## Data
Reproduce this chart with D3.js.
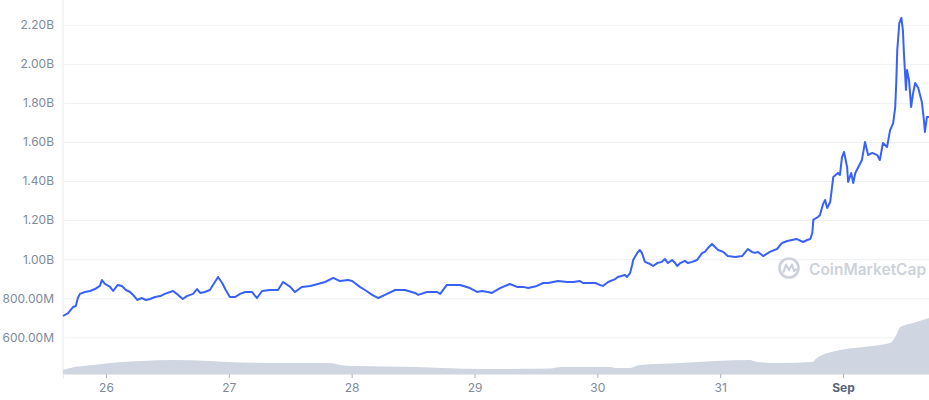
<!DOCTYPE html>
<html><head><meta charset="utf-8">
<script src="https://cdn.jsdelivr.net/npm/d3@7"></script>
<style>
body{margin:0;background:#fff;}
svg{display:block;font-family:Inter,"Noto Sans",sans-serif;}
</style>
</head><body>
<svg id="chart" width="929" height="400"></svg>
<script>
const startTime = "2021-08-25 15:36";
const priceHours = [0,1.0,1.95,2.5,2.9,3.3,4.3,5.3,6.25,7.2,7.6,8.2,9.2,9.8,10.7,11.5,12.3,13.1,13.7,14.5,15.4,16.2,17.0,18.0,19.0,19.9,21.5,22.5,23.4,24.2,25.4,26.2,26.8,27.7,28.7,29.3,30.3,31.1,31.8,32.6,33.6,
34.6,35.6,36.9,37.9,38.9,40.4,42.0,43.0,44.4,45.3,46.7,48.3,49.8,51.2,52.8,54.1,55.7,56.5,58.0,59.0,60.4,61.6,62.9,64.9,66.8,68.8,
69.4,71.1,73.1,73.7,75.0,77.6,79.5,80.9,81.9,83.0,83.8,85.4,87.3,88.7,89.9,90.9,92.6,93.8,94.8,96.7,98.5,99.7,101.0,101.6,103.0,
104.0,104.9,105.5,106.5,107.9,108.4,109.8,110.2,110.8,111.2,111.4,112.2,112.7,113.1,113.7,114.7,115.3,116.1,117.0,117.6,118.2,119.0,119.6,120.0,120.6,121.5,122.1,122.9,123.9,124.9,125.4,126.0,126.8,127.4,128.0,129.0,129.9,131.3,132.7,133.2,133.8,134.6,135.2,135.8,136.8,
138.1,139.5,140.5,141.5,142.4,143.4,144.6,145.4,146.0,146.4,146.6,147.5,147.9,148.5,148.9,149.3,149.9,150.5,151.4,151.8,152.2,152.6,153.2,153.4,154.0,154.4,154.8,155.3,156.1,156.7,157.3,158.1,159.1,159.6,160.2,161.0,161.6,162.2,162.6,162.8,163.0,163.4,163.8,164.1,164.3,164.7,164.9,165.3,165.7,166.1,166.5,167.1,167.8,168.2,168.4,168.8,169.2];
const marketCapM = [709,724,755,760,801,822,832,837,847,863,893,873,858,837,868,863,842,832,817,791,801,791,796,806,811,822,837,817,796,811,822,847,827,832,842,868,909,878,842,806,806,
822,832,832,801,837,842,842,883,858,832,858,863,873,883,904,888,893,888,858,842,817,801,817,842,842,827,
817,832,832,822,868,868,852,832,837,832,827,852,873,858,858,852,863,878,878,888,883,883,888,878,878,
878,868,863,883,898,909,919,909,929,970,996,1032,1047,1032,986,975,965,980,986,1001,980,996,980,965,980,991,980,986,996,1032,1037,1057,1078,1062,1047,1037,1016,1011,1016,1032,1052,1037,1032,1037,1016,
1037,1052,1083,1093,1098,1103,1088,1098,1103,1134,1201,1216,1226,1282,1303,1262,1293,1421,1441,1431,1523,1549,1472,1395,1441,1390,1441,1467,1508,1600,1533,1544,1533,1508,1595,1574,1661,1697,1779,1902,2071,2209,2235,2173,2056,1866,1969,1917,1779,1851,1902,1876,1805,1713,1651,1728,1728];
const volumeHours = [0,1.4,5.9,9.2,15.6,21.5,28.7,32.0,44.9,52.2,54.1,56.7,69.2,74.3,82.5,95.2,97.2,106.9,107.9,110.8,112.7,120.6,127.4,134.2,135.6,140.1,146.4,147.3,151.8,156.3,161.6,162.6,163.6,166.1,169.2];
const volumeM = [20,30,45,55,65,70,65,60,55,55,45,40,35,30,25,27,35,35,30,30,45,55,65,70,60,55,60,80,120,135,155,185,235,255,280];
const yTickValues = [600,800,1000,1200,1400,1600,1800,2000,2200];
const yTickLabels = ["600.00M","800.00M","1.00B","1.20B","1.40B","1.60B","1.80B","2.00B","2.20B"];
const xTickDates = ["2021-08-26","2021-08-27","2021-08-28","2021-08-29","2021-08-30","2021-08-31","2021-09-01"];
const xTickLabels = ["26","27","28","29","30","31","Sep"];

const parseT = d3.timeParse("%Y-%m-%d %H:%M");
const parseD = d3.timeParse("%Y-%m-%d");
const t0 = parseT(startTime);
const toDate = h => new Date(t0.getTime() + h * 3600e3);
const price = priceHours.map((h, i) => ({t: toDate(h), v: marketCapM[i]}));
const vol = volumeHours.map((h, i) => ({t: toDate(h), v: volumeM[i]}));

const L = 63, R = 929, B = 374;
const svg = d3.select("#chart");
const x = d3.scaleTime().domain([t0, toDate(priceHours[priceHours.length - 1])]).range([L, R]);
const y = d3.scaleLinear().domain([412, 2327]).range([B, 0]);
const yVol = d3.scaleLinear().domain([0, 1000]).range([B, B - 200]);

// grid + y labels
const gy = svg.append("g").attr("transform", `translate(${L},0)`)
  .call(d3.axisLeft(y).tickValues(yTickValues).tickSize(-(R - L)).tickPadding(9)
    .tickFormat((d, i) => yTickLabels[i]));
gy.select(".domain").remove();
gy.selectAll(".tick line").attr("stroke", "#eff2f5");
gy.selectAll(".tick text").attr("fill", "#808a9d").style("font-size", "12px").style("font-family", "Inter,'Noto Sans',sans-serif");

svg.append("line").attr("x1", L).attr("x2", L).attr("y1", 0).attr("y2", B)
  .attr("stroke", "#e6e9ee");

// volume area
svg.append("path").datum(vol)
  .attr("fill", "#cfd6e2")
  .attr("d", d3.area().x(d => x(d.t)).y0(B).y1(d => yVol(d.v)).curve(d3.curveMonotoneX));

// watermark
const wm = svg.append("g").attr("opacity", 1);
wm.append("circle").attr("cx", 789).attr("cy", 268).attr("r", 9.5)
  .attr("fill", "none").attr("stroke", "#cdd2da").attr("stroke-width", 2.6);
wm.append("path").attr("d", "M783.5,272 L786,264.5 L789,270 L792,264.5 L794,271 L796,269.5")
  .attr("fill", "none").attr("stroke", "#cdd2da").attr("stroke-width", 2.2).attr("stroke-linejoin", "round").attr("stroke-linecap", "round");
wm.append("text").attr("x", 809).attr("y", 274.5).text("CoinMarketCap")
  .attr("fill", "#cdd2da").style("font-size", "15.5px").style("font-weight", 600);

// x axis
const gx = svg.append("g").attr("transform", `translate(0,${B})`)
  .call(d3.axisBottom(x).tickValues(xTickDates.map(parseD)).tickSize(4).tickPadding(5)
    .tickFormat((d, i) => xTickLabels[i]));
gx.select(".domain").attr("stroke", "#e6e9ee");
gx.selectAll(".tick line").attr("stroke", "#a6b0c3");
gx.selectAll(".tick text").attr("fill", "#808a9d").style("font-size", "12px").style("font-family", "Inter,'Noto Sans',sans-serif")
  .filter((d, i) => i === xTickLabels.length - 1).attr("fill", "#58667e").style("font-weight", 700);

// market cap line
svg.append("path").datum(price)
  .attr("fill", "none").attr("stroke", "#3861fb").attr("stroke-width", 2)
  .attr("stroke-linejoin", "round")
  .attr("d", d3.line().x(d => x(d.t)).y(d => y(d.v)));
</script>
</body></html>
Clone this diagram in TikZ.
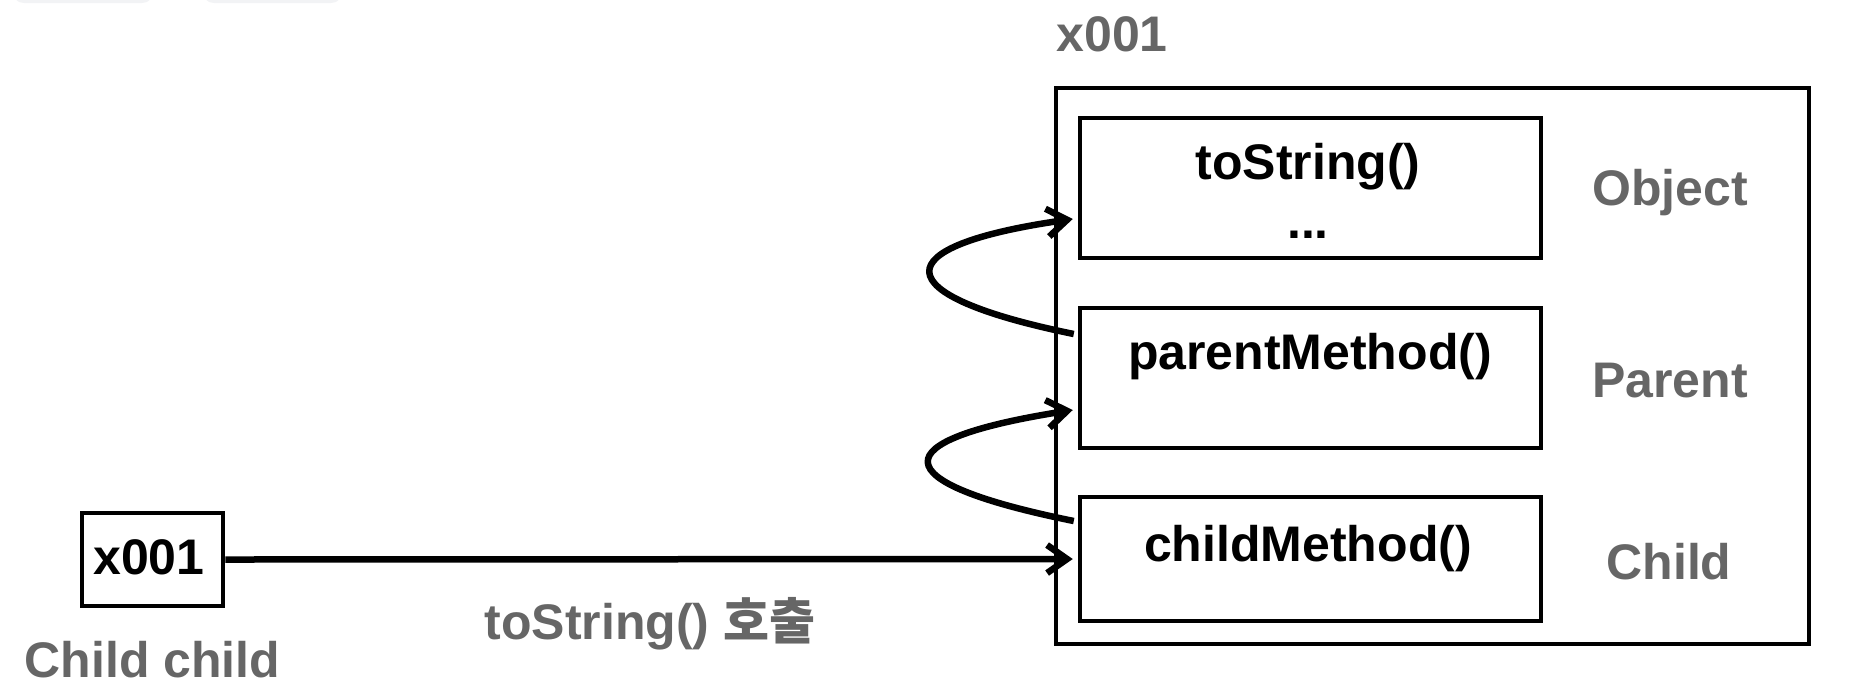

## Exercise goal
Go through the records above, find every line with the word "chart", and list those lines.

## The output
Reproduce this chart with D3.js.
<svg id="chart" width="929" height="400"></svg>
const svg = d3.select("#chart");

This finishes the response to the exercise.